LATEST UPDATE 23 MARCH 2014 19:50 UTC (ID SHOT-DOWN MiG) | Turkish Air Force F-16s have shot down a Syrian MiG-23 with an AIM-120 AMRAAM or AIM-9 Sidewinder air-to-air missile (AAM) on Sunday 23 March 2014, after the Syrian aircraft apparently violated Turkish air space. Turkish and Syrian sources have confirmed the incident, but have different views on the story.
Turkish prime minister Erdogan himself confirmed the incident. “Our F-16s took off and hit this Syrian plane. Why? Because if you violate my airspace, our slap after this will be hard,” Mr. Erdogan was quoted by the BBC. Syrian sources say the aircraft stayed on their side of the border and that the Turkish action is outright aggression.
Several media report that locals on the ground have seen the aircraft go down on the Syrian side of the Turkish-Syrian border, allegedly near the village of Kasab. The faith of the pilot is unknown, but some say he might have ejected. The Turkish Air Force (Türk Hava Kuvvetleri) later released the identity of the downed aircraft: a Mikoyan-Gurevich MiG-23, part of a pair of two. According to the Turks around 11:00 UTC the MiG-23s were warned four times they came too close to the border. One of them eventually entered Turkish airspace, with a THK F-16 launching one of its AAMs. The Syrian Air Force officially has about 130 Russian-made MiG-23 (МиГ-23, aka Flogger) on strength, but it is unclear how many are airworthy.
Combat Air Patrol
According to the BBC the Syrian aircraft was attacking Syrian government-opposing positions in the Latakia region, which means the Turkish F-16s were flying a routine Combat Air Patrol (CAP) mission either from Konya or from Dyarbakir. If from Konya the Vipers are assigned to 132 Filo “Hançer”, which flies Lockheed Martin F-16C/D Block 40s and the dinosaur McDonnell Douglas F-4E-2020. If from Dyarbakir it could be F-16s from either 181 Filo “Pars” or 182 Filo “Atmaca”, both flying F-16C/D Block 40s.

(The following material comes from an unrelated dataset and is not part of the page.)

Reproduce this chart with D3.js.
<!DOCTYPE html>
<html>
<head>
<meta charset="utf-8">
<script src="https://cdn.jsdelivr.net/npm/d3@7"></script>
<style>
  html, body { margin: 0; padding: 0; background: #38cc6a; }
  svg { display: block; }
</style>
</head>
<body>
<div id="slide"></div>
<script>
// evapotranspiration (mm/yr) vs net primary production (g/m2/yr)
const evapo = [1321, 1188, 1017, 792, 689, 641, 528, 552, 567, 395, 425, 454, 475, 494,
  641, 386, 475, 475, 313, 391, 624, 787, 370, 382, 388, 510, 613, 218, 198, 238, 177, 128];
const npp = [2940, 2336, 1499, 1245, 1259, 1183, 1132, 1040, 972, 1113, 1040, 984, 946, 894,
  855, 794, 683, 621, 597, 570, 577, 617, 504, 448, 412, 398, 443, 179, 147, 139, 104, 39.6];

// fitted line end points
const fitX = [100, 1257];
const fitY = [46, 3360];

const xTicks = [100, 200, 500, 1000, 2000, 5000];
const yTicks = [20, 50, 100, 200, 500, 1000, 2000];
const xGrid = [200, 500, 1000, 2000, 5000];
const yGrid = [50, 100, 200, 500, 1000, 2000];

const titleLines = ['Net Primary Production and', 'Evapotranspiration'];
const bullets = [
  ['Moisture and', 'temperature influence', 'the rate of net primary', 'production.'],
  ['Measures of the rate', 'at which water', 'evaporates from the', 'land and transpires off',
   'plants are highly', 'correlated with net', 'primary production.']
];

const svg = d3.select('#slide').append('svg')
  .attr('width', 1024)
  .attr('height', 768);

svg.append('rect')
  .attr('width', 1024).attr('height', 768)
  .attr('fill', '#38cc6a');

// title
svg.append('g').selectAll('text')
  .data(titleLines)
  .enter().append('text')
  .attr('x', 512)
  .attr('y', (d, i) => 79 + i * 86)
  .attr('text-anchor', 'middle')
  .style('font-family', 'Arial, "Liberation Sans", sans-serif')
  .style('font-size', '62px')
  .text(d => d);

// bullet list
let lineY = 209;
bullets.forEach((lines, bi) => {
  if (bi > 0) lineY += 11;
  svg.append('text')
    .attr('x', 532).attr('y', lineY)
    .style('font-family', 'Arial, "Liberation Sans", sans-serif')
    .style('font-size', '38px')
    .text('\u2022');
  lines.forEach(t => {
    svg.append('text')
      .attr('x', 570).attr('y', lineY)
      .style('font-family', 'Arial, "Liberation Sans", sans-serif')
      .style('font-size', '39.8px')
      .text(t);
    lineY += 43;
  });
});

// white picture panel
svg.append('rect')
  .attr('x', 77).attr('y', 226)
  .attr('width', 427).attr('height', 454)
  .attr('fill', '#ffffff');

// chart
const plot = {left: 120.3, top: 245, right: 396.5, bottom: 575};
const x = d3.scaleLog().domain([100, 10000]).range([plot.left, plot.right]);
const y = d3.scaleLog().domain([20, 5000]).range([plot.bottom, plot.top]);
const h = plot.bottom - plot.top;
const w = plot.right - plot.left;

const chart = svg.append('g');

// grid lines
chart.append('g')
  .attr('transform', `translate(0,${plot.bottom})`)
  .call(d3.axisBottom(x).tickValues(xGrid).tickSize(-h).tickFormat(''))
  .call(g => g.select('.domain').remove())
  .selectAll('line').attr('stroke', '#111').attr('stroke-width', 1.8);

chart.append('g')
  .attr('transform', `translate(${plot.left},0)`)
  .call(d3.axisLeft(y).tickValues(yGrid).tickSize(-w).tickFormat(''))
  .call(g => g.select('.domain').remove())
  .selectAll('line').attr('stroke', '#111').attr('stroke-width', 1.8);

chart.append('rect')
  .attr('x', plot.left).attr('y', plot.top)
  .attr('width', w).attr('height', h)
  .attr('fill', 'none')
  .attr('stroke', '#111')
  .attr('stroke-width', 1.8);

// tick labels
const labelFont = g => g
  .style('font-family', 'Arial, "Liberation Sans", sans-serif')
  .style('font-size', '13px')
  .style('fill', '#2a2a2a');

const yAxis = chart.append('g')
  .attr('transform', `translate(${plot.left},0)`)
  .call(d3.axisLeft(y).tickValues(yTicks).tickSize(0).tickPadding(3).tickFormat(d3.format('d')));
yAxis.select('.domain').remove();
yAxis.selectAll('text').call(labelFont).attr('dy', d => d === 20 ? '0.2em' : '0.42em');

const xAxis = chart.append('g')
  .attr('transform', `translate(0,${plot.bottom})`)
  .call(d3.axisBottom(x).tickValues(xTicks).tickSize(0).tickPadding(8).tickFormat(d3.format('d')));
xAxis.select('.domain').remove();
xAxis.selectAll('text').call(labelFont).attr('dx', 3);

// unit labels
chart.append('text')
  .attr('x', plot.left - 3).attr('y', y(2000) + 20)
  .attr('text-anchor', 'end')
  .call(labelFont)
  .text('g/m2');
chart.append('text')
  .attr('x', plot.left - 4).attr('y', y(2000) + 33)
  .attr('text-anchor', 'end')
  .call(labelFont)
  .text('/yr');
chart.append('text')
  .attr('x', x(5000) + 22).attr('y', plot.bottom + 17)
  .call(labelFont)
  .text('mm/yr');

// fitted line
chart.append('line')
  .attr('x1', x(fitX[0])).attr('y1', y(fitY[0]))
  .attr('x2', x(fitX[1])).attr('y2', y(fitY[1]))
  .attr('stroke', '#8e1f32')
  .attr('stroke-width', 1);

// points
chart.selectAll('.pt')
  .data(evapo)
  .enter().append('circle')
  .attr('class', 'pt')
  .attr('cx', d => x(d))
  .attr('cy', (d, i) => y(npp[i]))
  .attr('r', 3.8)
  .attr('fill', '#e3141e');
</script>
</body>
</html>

North of Latakia there is a long piece of Turkish territory stretching about 50 miles (80 km) north-south, with about 25 miles (40 km) west-east. That makes any interception in that area by the Turkish Air Force not the result of an so-called Alpha Scramble, but off a decision made during a routine CAP. Unless the scramble was done after earlier violations of Turkish airspace or unless the aircraft launched from Inçirlik on an accidental or pre-planned forward deployment. Inçirlik is normally home to only Turkish KC-135R tanker aircraft of 101 Filo, and serves as a forward operating and support base for transcontinental US military flights and regional missions.
With the conflict between Syrian international conflict lasting for a long time now, it has not been the first time the Turkish and Syrian military have been in confrontation with each other with both sides apparently violating each others airspace every now and then. A Turkish F-4 Phantom II was shot down over the Mediterranean in June 2012 by Syrian air defences, Turkish fighter jets downed a Syrian Mil Mi-17 helicopter in September 2013. Although these incidents look bad, both the Turkish and Syrian governments don’t want to let their border confrontations escalate into a full-scale war.
The Syrian air losses of the conflict between the Syrian Armed Forces and groups of Syrian people or rebels wanting to get rid of the current government is causing more and more destruction and harm. For the air forces alone the confirmed losses during the civil war so far are at least 10 aircraft: 1 MiG-23 fighter-bombers, 2 MiG-21 fighters, 2 L-39ZA Albatros light attack and advanced training aircraft, 1 Mi-8 tactical transport helicopter, 1 Su-22 attack aircraft and 2 Mi-17 medium transport helicopters, plus the loss of Sunday’s aircraft. Other sources say the Syrian government lost already 25 jet aircraft and almost 40 helicopters.